Kerry Joseph

Kerry Joseph gets ready to take a snap for the McNeese State Cowboys.?At McNeese, Joseph threw for 7,874 yards and piled up 9,674 total yards while compiling a 43-10 record with two Southland Conference championships in 1993 and 1995.?

Editor's note: This is the third in a series of stories on the 2024 inductees into the Louisiana Sports Hall of Fame. Induction festivities are June 20-22 in Natchitoches.

One word best describes Kerry Joseph: competitor.

That competitiveness has taken him across the globe where he’s won multiple pro football championships in both North America and Europe.

That competitiveness also helped him guide the McNeese State Cowboys to four of their greatest football seasons.

That competitiveness carried into a coaching career that started out as an intern with the New Orleans Saints, led to an offensive coordinator stint at McNeese, then back to the NFL with the Seattle Seahawks and now as the quarterbacks coach with the Chicago Bears.

For his vast body of work, Joseph will be inducted into the Louisiana Sports Hall of Fame as a member of the Class of 2024 on June 22 in Natchitoches.

“This honor is very special to me because there are so many great people, athletes and coaches that have gone before me,” Joseph said. “I never once thought about this while playing, but it is a great reward for all the hard work, dedication and sacrifices that I made to accomplish my dreams. Most importantly, the sacrifices my mother, father and brothers made for me.”

His family and its sacrifices helped build and grow Joseph's Hall of Fame career.

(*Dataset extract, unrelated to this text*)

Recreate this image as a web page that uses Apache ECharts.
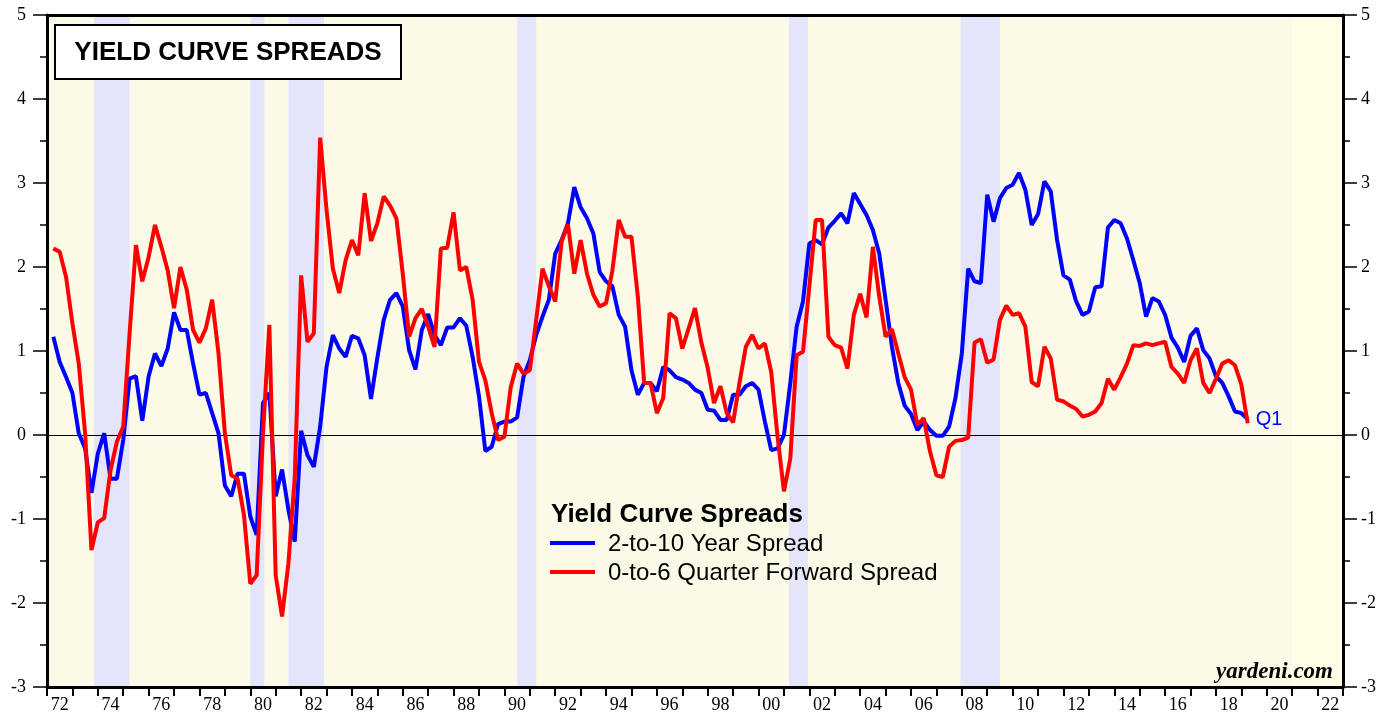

“I grew up in a competitive family, but a disciplined family,” the New Iberia native said. “I had to compete with my oldest brother, Kevin, and his friends. My younger brother, Kendall, kept me on my game because he always tried to win whenever we competed.”

That competitive drive began at the age of five when he participated in T-ball. At the age of 12, it was apparent how good he could be in both baseball and football.

But being that good took a lot of discipline, focus and dedication.

“I always had people to look up to and push me to be my absolute best,” Joseph said. “Our dad instilled a mentality in us to work hard and have dedication. We could never show signs of being tired when practicing or playing a game.”

He was a four-sport star at New Iberia, but football was always his No. 1 love.

“I always enjoyed playing football because I was able to play quarterback and have the ball in my hand," he said.

At McNeese, Joseph threw for 7,874 yards and piled up 9,674 total yards while compiling a 43-10 record with two Southland Conference championships in 1993 and 1995. He also appeared in four?FCS (then called Division I-AA) playoffs.

The 1995 season saw the Cowboys post an 11-0 regular-season record while being ranked No. 1 in national polls for most of the year.

Joseph ended his college career as the school record holder in most of the passing categories. Today, he still holds the record for most career touchdown passes at 67 while ranking second in passing yards and total offense.

His two-decade professional career, which saw him play in the NFL, CFL, NFL Europe and World League, began as a quarterback with the Cincinnati Bengals in 1996. In 1997, he was the slotback for the Washington Commanders (then Redskins).

He then switched to defense, playing safety for the Seattle Seahawks from 1998-2001 where he appeared in 56 games while making 14 starts.

He also played for the London Monarchs in 1997 and then the Rhein Fire in 1998 where as a quarterback, he led the team to the World Bowl Championship.

After his time playing in Seattle ended, he headed to Canada where he excelled at quarterback for four different teams starting with the Ottawa Renegades from 2003-05.

During his second season with the Saskatchewan Roughriders in 2007, he led his team to the Grey Cup title after throwing for 4,002 yards and 24 touchdowns while rushing for another 737 yards and 13 scores.

He was named the CFL’s Most Outstanding Player for his efforts.

“Playing in the CFL was a great opportunity for me to play the position I love," he said.